Opinion: Paul McGuinness’s insight into bots, touting and band fan clubs was fascinating
by Jim Carroll, Irish Times
Sometimes the answers you’re after come from the most unlikely sources. Former U2 manager Paul McGuinness spoke with former Dire Straits manager Ed Bicknell at the International Live Music Conference in London earlier this month. Here were two former high-profile managers chewing the fat over their years in the music business with choice anecdotes for everyone in the audience.
Both McGuinness and Bicknell are astute, experienced players who operated for many years at the very top of the business.
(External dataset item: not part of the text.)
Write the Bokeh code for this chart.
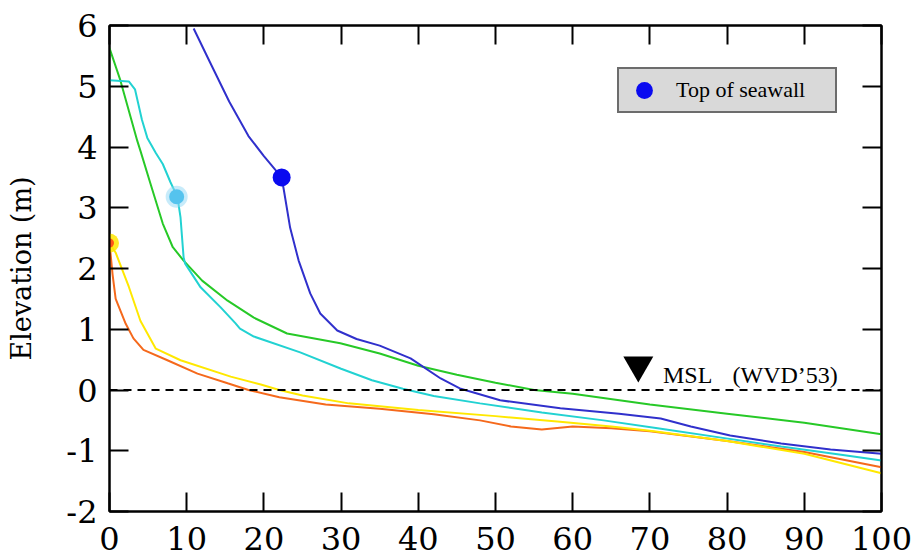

They also know that their comments will be circulated beyond the attendance of live music agents and promoters.
Certainly, many ears would have pricked up when the conversation moved to the issue of ticket sales and touting, as McGuinness’ former charges U2 have seen sizeable quantities of tickets for their upcoming Joshua Tree tour end up on sites used by touts.
The question has always been exactly how these tickets end up there in the first place. One area of interest is the number of tickets allocated for a pre-release sale to the band’s fan club. After all, if a huge number of tickets are allocated to the fan club (on top of tickets to sponsors and venue holds), this leaves less tickets on sale to the general public. It might also explain where the touts and their bots are getting the tickets.
But getting an answer from U2 about this has proven difficult. I’ve asked their PR rep on three separate occasions since January about the number of tickets sold in the fan club presale process for their Croke Park show, and have yet to receive an answer.
But McGuinness had no such reticence and had lots to say about fan clubs and bots. He said that certain promoters, managers and acts – the reference was not to U2 – are involved in touting.
“I know there’s a sense of unfairness in the air,” he told Bicknell. “People go online to buy a ticket and think they have an equal chance of getting that ticket. If two minutes later, they see the same tickets being scalped, it’s a miserable feeling.
“It has to be acknowledged that certain promoters, certain managers and certain acts connive at this. You could say it’s unfair that members of the U2 fan club get a two-day jump on the rest of the public.” Some members of u2.com are bot operators, he said.
That McGuinness is publicly acknowledging the ease with which touts can run riot with fan club allocations is fascinating. After wading through the obfuscation from the live industry about how tickets get to the touts in the first place, hearing McGuiness pin the blame on certain fan clubs, promoters, managers and acts is refreshing.
It remains to be seen what happens next. McGuinness admitted that he didn’t have the answer and there are several investigations and inquiries under way on the subject.
“I don’t really know what to do about it. There’s good scalping and bad scalping. If you sell four tickets at face value to a college student at $100 each and when the gig takes place six months later the market value for that ticket is $300. Who is going to say to that college student, ‘You’re not entitled to sell that ticket and make a profit?’
“It’s very hard to address fairly. It’s a market that defies regulation. I have never seen a comprehensive proposal to deal with this fairly and where do you stop? Will it then extend to Wimbledon and football matches? Are you going to clean up the whole of the ticket economy?”
The inquiries include the Competition and Consumer Protection Commission (CCPC) here, which commenced an investigation earlier this year into “suspected breaches of competition law in relation to the provision of tickets and the operation of ticketing services for live events”.
In the UK, the Competition and Markets Authority has launched an inquiry into secondary ticketing, while the House of Commons’ Culture, Media and Sport Committee has been looking into ticket abuse, including digital ticket harvesting and reselling. The latter includes calls to criminalise the misuse of bots to bulk-buy tickets and forcing touting sites like Get Me In and Seatwave to identify ticket touts and differentiate those sellers from ordinary fans.
One thing that should also be examined is the effect of conflicts of interest on the market. In the case of U2, the same corporate entity Live Nation is promoting the tour, managing the band, flogging the tickets (via Ticketmaster) and operating two of the biggest secondary ticket markets (Seatwave and Get Me In). Does all of this have an effect on the market? It’s time to find out.